The venerable Dixie Hummingbirds stand at the top of the black gospel music pantheon as artists who not only significantly shaped that genre but, in the process, also profoundly influenced emerging American pop music genres from Rhythm & Blues and Doo-Wop to Rock 'n' Roll, Soul, and Hip-Hop. Great God A'Mighty! The Dixie Hummingbirds shows how, in a career spanning more than nine decades, they pointed the way from pure a cappella harmony to guitar-driven soul to pop-stardom crossover, collaborating with artists like Stevie Wonder and Paul Simon along the way. Drawing on interviews with founding and quintessential members as well as many of the pop luminaries influenced by the Hummingbirds, author Jerry Zolten tells their story from rising up and out of the segregated South in the twenties and thirties to success on Philadelphia radio and the New York City stage in the forties to grueling tours in the fifties and over the long haul a brilliant recording career that carried well over into the 21st century.
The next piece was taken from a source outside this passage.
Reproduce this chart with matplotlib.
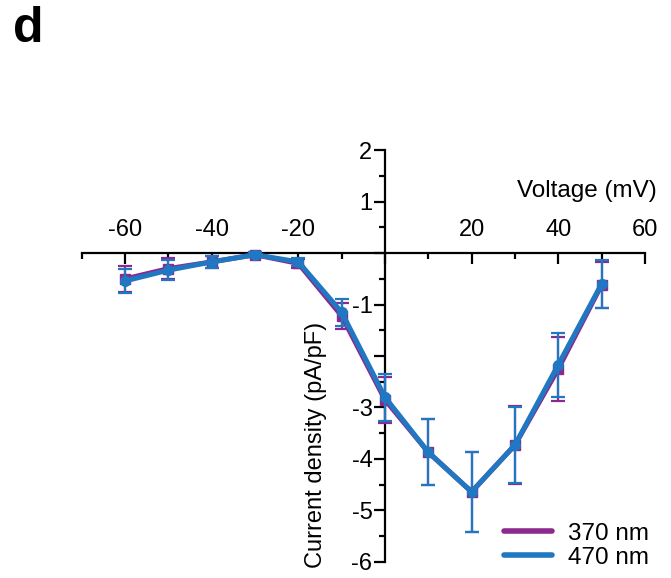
import matplotlib.pyplot as plt
from matplotlib.lines import Line2D
from matplotlib.ticker import MultipleLocator, FuncFormatter

plt.rcParams['font.family'] = ['Liberation Sans', 'DejaVu Sans']

# Data
voltage = [-60, -50, -40, -30, -20, -10, 0, 10, 20, 30, 40, 50]
cur_370 = [-0.50, -0.30, -0.17, -0.03, -0.20, -1.22, -2.85, -3.87, -4.64, -3.73, -2.25, -0.62]
err_370 = [0.25, 0.20, 0.12, 0.05, 0.08, 0.25, 0.45, 0.64, 0.78, 0.75, 0.62, 0.45]
cur_470 = [-0.54, -0.33, -0.17, -0.03, -0.17, -1.15, -2.80, -3.87, -4.64, -3.73, -2.17, -0.60]
err_470 = [0.24, 0.20, 0.12, 0.05, 0.08, 0.26, 0.46, 0.64, 0.78, 0.74, 0.62, 0.47]
y_labels_hidden = [0, -2]

purple = '#8B2A8E'
blue = '#1F78C1'

fig = plt.figure(figsize=(6.71, 5.78), dpi=100)
ax = fig.add_axes([0.122, 0.028, 0.839, 0.712])

ax.errorbar(voltage, cur_370, yerr=err_370, color=purple, lw=3.6, marker='s', ms=7,
            capsize=5, capthick=1.6, elinewidth=1.6, zorder=3)
ax.errorbar(voltage, cur_470, yerr=err_470, color=blue, lw=3.6, marker='o', ms=7,
            capsize=5, capthick=1.6, elinewidth=1.6, zorder=4)

ax.set_xlim(-70, 60)
ax.set_ylim(-6, 2)

# axes crossing at the origin
ax.spines['bottom'].set_visible(False)
ax.spines['right'].set_visible(False)
ax.spines['top'].set_position(('data', 0))
ax.spines['left'].set_position(('data', 0))
for s in ['top', 'left']:
    ax.spines[s].set_linewidth(1.6)

ax.xaxis.tick_top()
ax.xaxis.set_major_locator(MultipleLocator(20))
ax.xaxis.set_minor_locator(MultipleLocator(10))
ax.yaxis.set_major_locator(MultipleLocator(1))
ax.yaxis.set_minor_locator(MultipleLocator(0.5))

ax.xaxis.set_major_formatter(FuncFormatter(
    lambda v, p: '' if abs(v) < 1e-9 else str(int(round(v)))))
ax.yaxis.set_major_formatter(FuncFormatter(
    lambda v, p: '' if int(round(v)) in y_labels_hidden else str(int(round(v)))))

ax.tick_params(axis='x', which='major', direction='in', length=8, width=1.6,
               labelsize=17, pad=9)
ax.tick_params(axis='x', which='minor', direction='in', length=4, width=1.6)
ax.tick_params(axis='y', which='major', direction='out', length=8, width=1.6,
               labelsize=17, pad=1)
ax.tick_params(axis='y', which='minor', direction='out', length=4, width=1.6)

ax.text(62.8, 1.2, 'Voltage (mV)', fontsize=17.5, ha='right', va='center')
ax.text(-16.0, -6.12, 'Current density (pA/pF)', fontsize=17, rotation=90,
        ha='center', va='bottom')

handles = [Line2D([], [], color=purple, lw=4, solid_capstyle='round'),
           Line2D([], [], color=blue, lw=4, solid_capstyle='round')]
ax.legend(handles, ['370 nm', '470 nm'], loc='lower right', frameon=False,
          fontsize=17.5, handlelength=2.0, handletextpad=0.65, labelspacing=0.08,
          borderaxespad=0.0, bbox_to_anchor=(1.025, -0.04))

fig.text(0.02, 0.99, 'd', fontsize=36, fontweight='bold', va='top')

fig.savefig('out.png', dpi=100)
The story of the Dixie Hummingbirds is a tale of determined young men who navigated the troubled waters of racial division and the cutthroat business of music on the strength of raw talent, vision, character, and perseverance, and made an indelible name for themselves in American cultural history. This heavily edited 2nd edition features brand new photographs, expanded historical context, and a full new chapter on the Hummigbirds' trajectory up to the 21st century.